In April, Aon Hewitt suggested that the funding assumptions of pension funds were too upbeat. It noted that pension funds did not have to factor in the new UFR into the recovery plans submitted last spring. According to the firm, the UFR will halve over the next 10 years, if interest rates remained constant. At the end of March, the 30-year euro swap rate was 1.04%. This had dropped to 0.81% by the end of July 2016.
At the time, Aon Hewitt claimed that pension funds would lose an additional 10 percentage points on average of its coverage ratio in 10 years’ time, as a result of the declining UFR. However, the effect would be limited to five percentage points in case of an pension fund with an older demographic, it said.

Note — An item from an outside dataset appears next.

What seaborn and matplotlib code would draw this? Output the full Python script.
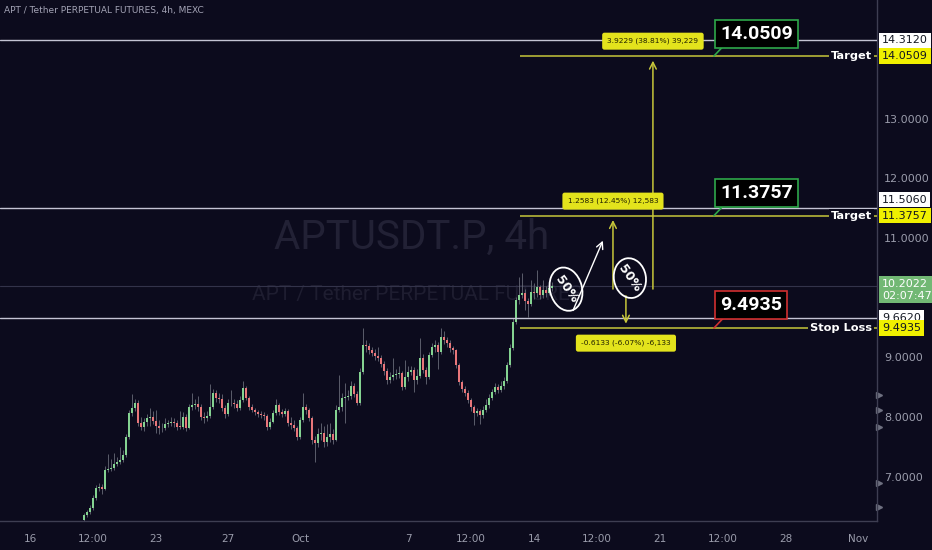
import numpy as np
import pandas as pd
import matplotlib.pyplot as plt
import matplotlib.dates as mdates
import matplotlib.transforms as mtransforms
from matplotlib.patches import Ellipse
import seaborn as sns

# ---- data (APT/USDT perpetual, 4h candles) ----
start_time = "2024-09-19 00:00"
first_open = 6.28
closes = [6.36, 6.41, 6.48, 6.65, 6.81, 6.83, 6.80, 7.12, 7.13, 7.15,
          7.22, 7.25, 7.28, 7.37, 7.67, 8.07, 8.15, 8.24, 7.90, 7.84,
          7.92, 7.99, 8.00, 7.94, 7.85, 7.82, 7.81, 7.89, 7.90, 7.92,
          7.91, 7.84, 7.83, 8.00, 7.82, 8.17, 8.20, 8.22, 8.17, 8.00,
          7.99, 8.02, 8.17, 8.41, 8.32, 8.31, 8.15, 8.05, 8.24, 8.23,
          8.22, 8.15, 8.29, 8.49, 8.32, 8.17, 8.12, 8.09, 8.05, 8.04,
          8.02, 7.84, 7.92, 8.07, 8.20, 8.09, 8.05, 8.10, 7.90, 7.87,
          7.82, 7.67, 7.95, 8.17, 8.12, 7.99, 7.62, 7.57, 7.72, 7.74,
          7.58, 7.67, 7.72, 7.62, 8.12, 8.17, 8.32, 8.34, 8.35, 8.52,
          8.39, 8.24, 8.76, 9.21, 9.19, 9.13, 9.08, 9.03, 8.99, 8.89,
          8.77, 8.62, 8.67, 8.71, 8.72, 8.74, 8.51, 8.67, 8.76, 8.79,
          8.62, 8.69, 8.99, 8.79, 8.67, 9.04, 9.18, 9.21, 9.09, 9.34,
          9.29, 9.24, 9.16, 9.12, 8.87, 8.59, 8.47, 8.41, 8.29, 8.17,
          8.07, 8.10, 8.04, 8.12, 8.20, 8.32, 8.42, 8.51, 8.45, 8.52,
          8.61, 8.87, 9.16, 9.60, 9.96, 10.05, 10.08, 9.95, 9.90, 10.10,
          10.08, 10.18, 10.05, 10.13, 10.08, 10.16, 10.2022]
highs = [6.40, 6.45, 6.52, 6.70, 6.86, 6.90, 6.88, 7.18, 7.38, 7.30,
         7.40, 7.33, 7.50, 7.45, 7.72, 8.12, 8.38, 8.30, 8.28, 8.00,
         7.98, 8.05, 8.15, 8.10, 8.12, 7.95, 7.90, 7.98, 7.96, 8.00,
         7.99, 7.96, 8.10, 8.08, 8.05, 8.22, 8.40, 8.30, 8.35, 8.22,
         8.08, 8.10, 8.55, 8.48, 8.45, 8.40, 8.38, 8.20, 8.30, 8.45,
         8.30, 8.28, 8.35, 8.60, 8.52, 8.36, 8.22, 8.16, 8.12, 8.10,
         8.08, 8.05, 7.98, 8.12, 8.30, 8.24, 8.14, 8.16, 8.13, 8.00,
         7.95, 7.86, 8.00, 8.40, 8.22, 8.15, 8.02, 7.68, 7.82, 7.90,
         7.85, 7.88, 7.90, 7.80, 8.20, 8.70, 8.40, 8.58, 8.45, 8.60,
         8.58, 8.44, 8.82, 9.50, 9.30, 9.24, 9.18, 9.14, 9.18, 9.04,
         8.94, 8.82, 8.76, 8.99, 8.80, 8.86, 8.78, 8.95, 8.85, 8.86,
         8.84, 8.80, 9.33, 9.05, 8.84, 9.10, 9.25, 9.30, 9.26, 9.50,
         9.45, 9.35, 9.30, 9.20, 9.15, 8.90, 8.62, 8.52, 8.45, 8.32,
         8.20, 8.16, 8.14, 8.18, 8.30, 8.38, 8.48, 8.58, 8.56, 8.60,
         8.68, 8.92, 9.22, 9.66, 10.02, 10.35, 10.42, 10.15, 10.00, 10.30,
         10.25, 10.46, 10.22, 10.30, 10.20, 10.22, 10.26]
lows = [6.25, 6.33, 6.38, 6.45, 6.62, 6.76, 6.72, 6.78, 7.08, 7.10,
        7.12, 7.18, 7.22, 7.25, 7.34, 7.64, 8.02, 8.10, 7.85, 7.78,
        7.76, 7.86, 7.85, 7.88, 7.74, 7.72, 7.75, 7.78, 7.84, 7.85,
        7.84, 7.78, 7.80, 7.80, 7.76, 7.80, 8.12, 8.14, 8.10, 7.95,
        7.90, 7.94, 7.98, 8.14, 8.26, 8.24, 8.10, 7.98, 8.02, 8.18,
        8.15, 8.10, 8.12, 8.25, 8.28, 8.12, 8.08, 8.04, 8.00, 7.98,
        7.96, 7.78, 7.80, 7.90, 8.04, 8.04, 8.00, 8.02, 7.86, 7.80,
        7.76, 7.62, 7.64, 7.92, 8.06, 7.94, 7.55, 7.25, 7.50, 7.62,
        7.50, 7.52, 7.58, 7.55, 7.60, 8.08, 8.10, 7.90, 8.28, 8.30,
        8.34, 8.20, 8.20, 8.72, 9.10, 9.06, 9.02, 8.96, 8.94, 8.84,
        8.70, 8.56, 8.58, 8.62, 8.64, 8.66, 8.46, 8.48, 8.60, 8.70,
        8.42, 8.56, 8.65, 8.74, 8.55, 8.64, 9.00, 9.10, 8.80, 9.05,
        9.22, 9.18, 9.10, 9.06, 8.82, 8.54, 8.42, 8.36, 8.24, 8.10,
        7.87, 8.02, 7.88, 7.98, 8.08, 8.16, 8.28, 8.38, 8.40, 8.42,
        8.48, 8.58, 8.84, 9.12, 9.56, 9.90, 10.00, 9.80, 9.68, 9.86,
        9.98, 10.02, 9.98, 10.00, 10.02, 10.04, 10.12]

tick_dates = ["2024-09-16", "2024-09-19 12:00", "2024-09-23", "2024-09-27",
              "2024-10-01", "2024-10-07", "2024-10-10 12:00", "2024-10-14",
              "2024-10-17 12:00", "2024-10-21", "2024-10-24 12:00",
              "2024-10-28", "2024-11-01"]
tick_labels = ["16", "12:00", "23", "27", "Oct", "7", "12:00", "14",
               "12:00", "21", "12:00", "28", "Nov"]
price_ticks = [7, 8, 9, 11, 12, 13]

ref_levels = [14.3120, 11.5060, 9.6620]       # white horizontal lines
target_levels = [14.0509, 11.3757]
stop_level = 9.4935
last_price = 10.2022
countdown = "02:07:47"
measure_labels = ["3.9229 (38.81%) 39,229", "1.2583 (12.45%) 12,583",
                  "-0.6133 (-6.07%) -6,133"]
axis_flags = [8.37, 8.12, 7.84, 6.90, 6.50]

# ---- style ----
bg = "#0c0b1d"
green = "#84d391"
red = "#e8767a"
yellow_line = "#c6c63a"
sns.set_style("dark", {"axes.facecolor": bg, "figure.facecolor": bg})
plt.rcParams["font.family"] = ["DejaVu Sans"]

base = pd.Timestamp("2024-09-16")


def at(days):
    return mdates.date2num(base + pd.Timedelta(days=days))


fig = plt.figure(figsize=(9.32, 5.5), dpi=100)
ax = fig.add_axes([0, 29 / 550, 877 / 932, 521 / 550])
ax.set_facecolor(bg)

# candles
times = pd.date_range(start_time, periods=len(closes), freq="4h")
tnum = mdates.date2num(times)
opens = np.array([first_open] + closes[:-1])
closes_a = np.array(closes)
up = closes_a >= opens
colors = np.where(up, green, red)
ax.vlines(tnum, lows, highs, color="#70737f", lw=0.55, zorder=2)
body = np.maximum(np.abs(closes_a - opens), 0.015)
ax.bar(tnum, body, bottom=np.minimum(opens, closes_a), width=4 / 24 * 0.8,
       color=colors, linewidth=0, zorder=3)

ax.set_xlim(at(-1.667), at(47.06))
ax.set_ylim(6.26, 14.99)

# watermark
ax.text(at(21.2), 11.02, "APTUSDT.P, 4h", fontsize=29, color="#222135",
        ha="center", va="center", family="Roboto", zorder=1)
ax.text(at(21.5), 10.05, "APT / Tether PERPETUAL FUTURES", fontsize=15,
        color="#1e1d30", ha="center", va="center", family="Roboto", zorder=1)

# horizontal reference lines
ax.axhline(last_price, color="#33334a", lw=0.8, zorder=1)
for lv in ref_levels:
    ax.axhline(lv, color="#c4c4d4", lw=1.0, zorder=4)
for lv, name in zip(target_levels + [stop_level], ["Target", "Target", "Stop Loss"]):
    ax.hlines(lv, at(27.22), at(47.06), color=yellow_line, lw=1.1, zorder=4)
    ax.text(at(46.78), lv, name, ha="right", va="center", fontsize=8.2,
            color="white", fontweight="bold", zorder=6,
            bbox=dict(boxstyle="square,pad=0.15", fc=bg, ec="none"))

# measuring arrows
arrow_kw = dict(arrowstyle="->", color=yellow_line, lw=1.1, mutation_scale=12)
ax.annotate("", xy=(at(34.61), 14.02), xytext=(at(34.61), 10.10),
            arrowprops=arrow_kw, zorder=5)
ax.annotate("", xy=(at(32.39), 11.35), xytext=(at(32.39), 10.10),
            arrowprops=arrow_kw, zorder=5)
ax.annotate("", xy=(at(33.11), 9.52), xytext=(at(33.11), 10.08),
            arrowprops=arrow_kw, zorder=5)
for d, y, s in zip([34.61, 32.39, 33.11], [14.30, 11.62, 9.24], measure_labels):
    ax.text(at(d), y, s, ha="center", va="center", fontsize=5.4, color="#222200",
            zorder=7, bbox=dict(boxstyle="round,pad=0.7,rounding_size=0.3",
                                fc="#e3e31c", ec="none"))

# callout boxes for the levels
for y_box, lv, txt, ec in [(14.42, 14.0509, "14.0509", "#2ea84a"),
                          (11.76, 11.3757, "11.3757", "#2ea84a"),
                          (9.88, 9.4935, "9.4935", "#d03030")]:
    ax.plot([at(38.0), at(38.5)], [lv, lv + 0.16], color=ec, lw=1.2, zorder=6)
    ax.text(at(38.35), y_box, txt, ha="left", va="center", fontsize=14,
            fontweight="bold", color="white", family="Roboto", zorder=7,
            bbox=dict(boxstyle="square,pad=0.25", fc="black", ec=ec, lw=1.2))

# hand-drawn 50% ellipses and arrow
for d, y, w, h, ang in [(29.78, 10.145, 0.32, 0.44, 15), (33.33, 10.33, 0.32, 0.40, 10)]:
    tr = fig.dpi_scale_trans + mtransforms.ScaledTranslation(at(d), y, ax.transData)
    ax.add_patch(Ellipse((0, 0), w, h, angle=ang, transform=tr, fill=False,
                         ec="white", lw=1.3, zorder=6))
    ax.text(at(d), y, "50%", rotation=-55, ha="center", va="center",
            fontsize=9, color="white", fontweight="bold", zorder=7)
ax.annotate("", xy=(at(31.89), 11.0), xytext=(at(30.11), 9.745),
            arrowprops=dict(arrowstyle="->", color="white", lw=1.0,
                            mutation_scale=12), zorder=6)

# axes look
for sp in ["left", "top"]:
    ax.spines[sp].set_visible(False)
for sp in ["right", "bottom"]:
    ax.spines[sp].set_color("#3e3e52")
    ax.spines[sp].set_linewidth(1.0)
ax.grid(False)
ax.set_xticks([mdates.date2num(pd.Timestamp(d)) for d in tick_dates])
ax.set_xticklabels(tick_labels)
ax.yaxis.tick_right()
ax.set_yticks(price_ticks)
ax.set_yticklabels([f"{v:.4f}" for v in price_ticks])
ax.tick_params(axis="x", length=0, pad=9, labelsize=7.5, labelcolor="#9a9cab")
ax.tick_params(axis="y", length=0, pad=5, labelsize=8, labelcolor="#9a9cab")

# price scale labels
def scale_label(y, txt, fc, tc, dy=0):
    ax.annotate(txt, xy=(1.0, y), xycoords=("axes fraction", "data"),
                xytext=(3.6, dy), textcoords="offset points", ha="left",
                va="center", fontsize=8, color=tc, zorder=8, annotation_clip=False,
                bbox=dict(boxstyle="square,pad=0.25", fc=fc, ec="none"))

scale_label(ref_levels[0], f"{ref_levels[0]:.4f}", "white", "#131722")
scale_label(target_levels[0], f"{target_levels[0]:.4f}", "#f0f000", "#131722")
scale_label(ref_levels[1], f"{ref_levels[1]:.4f}", "white", "#131722", dy=6)
scale_label(target_levels[1], f"{target_levels[1]:.4f}", "#f0f000", "#131722")
scale_label(last_price, f"{last_price:.4f}\n{countdown}", "#72b874", "white", dy=-3)
scale_label(ref_levels[2], f"{ref_levels[2]:.4f}", "white", "#131722")
scale_label(stop_level, f"{stop_level:.4f}", "#f0f000", "#131722")
ax.plot([1.002] * len(axis_flags), axis_flags, marker=">", ls="none", ms=4,
        color="#6e7080", transform=ax.get_yaxis_transform(), clip_on=False)

fig.text(4 / 932, 1 - 10 / 550, "APT / Tether PERPETUAL FUTURES, 4h, MEXC",
         fontsize=6.5, color="#a3a3b5", va="center", ha="left")

fig.savefig("out.png", dpi=100, facecolor=bg)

It is unlikely that pension funds will get another reprieve. This May, the cabinet indicated that it saw no reason to adjust the nFK rules to prevent rights cuts ahead of planned reforms to the pensions system. Jetta Klijnsma, the state secretary for Social Affairs, argued that it was unclear how these arrangements would look. She also pointed to the risk that schemes’ funding would deteriorate further in the meantime, which would hamper transformations.
A new system would not prevent the need for rights cuts in any case, as Guus Wouters, director of the €66bn metal scheme PMT, emphasises. However, under either a new pensions contract of individual pension accrual or ‘defined target’ – the two options that are currently under discussion – there would no longer be the pressure of a pensions promise.
Thanks to good investment results during the second quarter of 2016, the funding of the five largest pension funds has stabilised, albeit it only just above the critical level. A slight drop at year-end means that they cannot avoid cuts in 2017.
The intention of the nFTK was to defer rights discounts by allowing cuts to be postponed for five years, if funding was short of the required minimum of 105%. Only if pension funds had been underfunded for five consecutive years, would they have to start applying rights cuts. The fact that this moment is likely to come soon, has sent shock waves through the sector.